My guess is that when trimming down the skill list, Bethesda wanted to drop a magic skill to keep them from outnumbering skills of other types, and they chose mysticism, not sure why, but it might be because all the spells under it could be moved into other schools, which I suspect they'll do, at the very least, since they're bringing back the enchant skill, I'm sure soul trap will stay in the game. Besides, the other schools tended to have a consistent theme to them, conjuration was, as its name implied, mostly summoning spells, destruction, logically, covered spells that cause direct damage to enemies or their attributes, restoration has, well, spells that restore things, I'd consider fortify attribute spells falling under it a bit of a stretch since they don't actually restore or heal your body, but I guess having it only cover spells that do that might have seemed a little too limiting, and so on. But mysticism seems to be where Bethesda throws whatever spell they didn't put somewhere else, so if one magic skill had to get the ax, mysticism seems as good as any to me, as long as former mysticism spells get moved to other categories where they'd make sense. Now, I'm not saying reducing the amount of skills again was necessarily a good idea, but I don't actually believe that a shorter skill list is automatically a bad thing either, unlike some here seem to believe, but the decision to reduce the skill list COULD prove detrimental to the game, depending on many factors such as how it effects the overall game experience, what skills, exactly, were removed, whether this has reduced the player's options, and so on. But since Bethesda obviously decided that they wanted less skills in Skyrim, and they presumably felt one magic skill needed to go, I'd say mysticism was probably the best choice.

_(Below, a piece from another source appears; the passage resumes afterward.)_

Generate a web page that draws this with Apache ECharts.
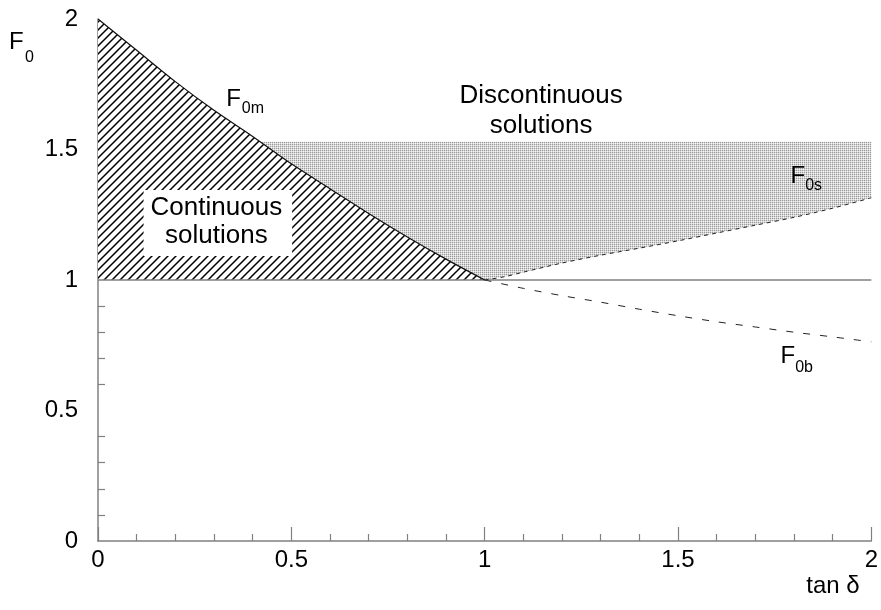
<!DOCTYPE html>
<html>
<head>
<meta charset="utf-8">
<script src="https://cdn.jsdelivr.net/npm/echarts@6/dist/echarts.min.js"></script>
<style>
html,body{margin:0;padding:0;background:#fff;}
#main{width:881px;height:610px;}
</style>
</head>
<body>
<div id="main"></div>
<script>
// ---- data ----
const f0mX = [0, 0.1, 0.2, 0.3, 0.4, 0.5, 0.6, 0.7, 0.8, 0.9, 1.0];
const f0mY = [2.0, 1.88, 1.76, 1.65, 1.55, 1.445, 1.35, 1.255, 1.165, 1.08, 1.0];
const f0sX = [1.0, 1.05, 1.1, 1.2, 1.3, 1.4, 1.5, 1.6, 1.7, 1.8, 1.9, 2.0];
const f0sY = [1.0, 1.012, 1.03, 1.065, 1.095, 1.122, 1.15, 1.18, 1.21, 1.24, 1.275, 1.315];
const f0bX = [1.0, 1.1, 1.2, 1.3, 1.4, 1.5, 1.6, 1.7, 1.8, 1.9, 2.0];
const f0bY = [1.0, 0.968, 0.94, 0.915, 0.888, 0.863, 0.84, 0.82, 0.80, 0.782, 0.763];
const shadeTop = 1.53;
const baseLine = 1.0;
const xTickLabels = ['0', '0.5', '1', '1.5', '2'];
const yTickLabels = ['0', '0.5', '1', '1.5', '2'];

const zip = (xs, ys) => xs.map((x, i) => [x, ys[i]]);
const f0m = zip(f0mX, f0mY);
const f0s = zip(f0sX, f0sY);
const f0b = zip(f0bX, f0bY);

// hatched region: under F0m, above F0 = 1
const hatchPoly = f0m.concat([[f0mX[f0mX.length - 1], baseLine], [0, baseLine]]);

// shaded region: below shadeTop, above F0m (x<1) and F0s (x>1)
let xStart = 0;
for (let i = 0; i < f0m.length - 1; i++) {
  if (f0mY[i] >= shadeTop && f0mY[i + 1] <= shadeTop) {
    xStart = f0mX[i] + (f0mY[i] - shadeTop) / (f0mY[i] - f0mY[i + 1]) * (f0mX[i + 1] - f0mX[i]);
  }
}
const shadePoly = [[xStart, shadeTop], [2, shadeTop]]
  .concat(f0s.slice().reverse())
  .concat(f0m.filter(p => p[1] < shadeTop).reverse())
  .concat([[xStart, shadeTop]]);

// fill patterns
function makeHatch() {
  const c = document.createElement('canvas');
  c.width = 8; c.height = 8;
  const g = c.getContext('2d');
  g.fillStyle = '#fff'; g.fillRect(0, 0, 8, 8);
  g.strokeStyle = '#000'; g.lineWidth = 1.5;
  g.beginPath();
  g.moveTo(-1, 9); g.lineTo(9, -1);
  g.moveTo(-1, 1); g.lineTo(1, -1);
  g.moveTo(7, 9); g.lineTo(9, 7);
  g.stroke();
  return c;
}
function makeDots() {
  const c = document.createElement('canvas');
  c.width = 2; c.height = 2;
  const g = c.getContext('2d');
  g.fillStyle = '#f4f4f4'; g.fillRect(0, 0, 2, 2);
  g.fillStyle = '#d6d6d6'; g.fillRect(1, 0, 1, 1); g.fillRect(0, 1, 1, 1);
  g.fillStyle = '#9a9a9a'; g.fillRect(0, 0, 1, 1);
  return c;
}
const hatchImg = makeHatch();
const dotImg = makeDots();

const FONT = '"Liberation Sans", Arial, Helvetica, sans-serif';
const axisGray = '#808080';

const chart = echarts.init(document.getElementById('main'), null, {renderer: 'canvas'});

function polySeries(poly, fillImg, z) {
  return {
    type: 'custom',
    coordinateSystem: 'cartesian2d',
    silent: true,
    z: z,
    data: [[0, 1]],
    renderItem: function (params, api) {
      const pts = poly.map(p => api.coord(p));
      return {
        type: 'polygon',
        shape: {points: pts},
        style: {fill: {image: fillImg, repeat: 'repeat'}, stroke: null}
      };
    }
  };
}

const option = {
  backgroundColor: '#fff',
  animation: false,
  grid: {left: 98, right: 6, top: 19, bottom: 69, containLabel: false},
  xAxis: {
    type: 'value', min: 0, max: 2, interval: 0.5,
    axisLine: {show: true, lineStyle: {color: axisGray, width: 1.5}},
    axisTick: {show: true, inside: true, length: 14, lineStyle: {color: axisGray, width: 1.2}},
    minorTick: {show: true, splitNumber: 5, length: 7, lineStyle: {color: axisGray, width: 1.2}},
    splitLine: {show: false},
    minorSplitLine: {show: false},
    axisLabel: {
      color: '#000', fontSize: 24, fontFamily: FONT, margin: 7,
      formatter: function (v) { return xTickLabels[Math.round(v / 0.5)]; }
    }
  },
  yAxis: {
    type: 'value', min: 0, max: 2, interval: 0.5,
    axisLine: {show: true, lineStyle: {color: axisGray, width: 1.5}},
    axisTick: {show: false, inside: true},
    minorTick: {show: true, splitNumber: 5, length: 7, lineStyle: {color: axisGray, width: 1.2}},
    splitLine: {show: false},
    minorSplitLine: {show: false},
    axisLabel: {
      color: '#000', fontSize: 24, fontFamily: FONT, margin: 20,
      formatter: function (v) { return yTickLabels[Math.round(v / 0.5)]; }
    }
  },
  series: [
    polySeries(shadePoly, dotImg, 1),
    polySeries(hatchPoly, hatchImg, 2),
    {
      type: 'line', data: [[0, baseLine], [2, baseLine]], showSymbol: false, z: 3,
      lineStyle: {color: axisGray, width: 1.5}, silent: true
    },
    {
      type: 'line', data: f0m, showSymbol: false, smooth: 0.3, z: 4,
      lineStyle: {color: '#111', width: 1.2}, silent: true
    },
    {
      type: 'line', data: f0s, showSymbol: false, smooth: 0.3, z: 4,
      lineStyle: {color: '#222', width: 1, type: [4, 4]}, silent: true
    },
    {
      type: 'line', data: f0b, showSymbol: false, smooth: 0.3, z: 4,
      lineStyle: {color: '#222', width: 1, type: [7, 10]}, silent: true
    }
  ]
};
chart.setOption(option);

// annotation texts placed in data coordinates
function P(x, y) { return chart.convertToPixel({gridIndex: 0}, [x, y]); }
function txt(x, y, text, size, align, extraStyle) {
  const p = P(x, y);
  return {
    type: 'text', x: p[0], y: p[1], z: 10, silent: true,
    style: Object.assign({text: text, fill: '#000', font: size + 'px ' + FONT, align: align || 'left', verticalAlign: 'top', lineHeight: Math.round(size * 1.15)}, extraStyle || {})
  };
}
const labels = [
  // F0m
  txt(0.332, 1.745, 'F', 24), txt(0.372, 1.69, '0m', 16),
  // F0s
  txt(1.791, 1.45, 'F', 24), txt(1.829, 1.395, '0s', 16),
  // F0b
  txt(1.765, 0.762, 'F', 24), txt(1.803, 0.697, '0b', 16),
  // region labels
  txt(0.31, 1.345, 'Continuous\nsolutions', 26, 'center', {lineHeight: 28, backgroundColor: '#fff', padding: [4, 10, 6, 7]}),
  txt(1.146, 1.765, 'Discontinuous\nsolutions', 26, 'center', {lineHeight: 30})
];
const extra = [
  {type: 'text', x: 9, y: 30, z: 10, silent: true, style: {text: 'F', fill: '#000', font: '24px ' + FONT}},
  {type: 'text', x: 25, y: 50, z: 10, silent: true, style: {text: '0', fill: '#000', font: '16px ' + FONT}},
  {type: 'text', x: 833, y: 574, z: 10, silent: true, style: {text: 'tan δ', fill: '#000', font: '24px ' + FONT, align: 'center'}}
];
chart.setOption({graphic: labels.concat(extra)});
</script>
</body>
</html>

the most interesting and mysterious of the magic branches, i assume it was removed to "simplify" magic and make it "less complicated"
Maybe if you define "Interesting" and "mysterious" as "random", because the only thing really mysterious about mysticism is the logic behind the decision that spells that let you trap souls, dispel magic effects, and move objects remotely should all fall into the same school.
Now maybe I would miss it if it was actually as interesting as the lore makes it out to be. But apparently, in game terms, "The most mysterous branch of magic" translates to "A dump for whatever spells we didn't want to put somewhere else."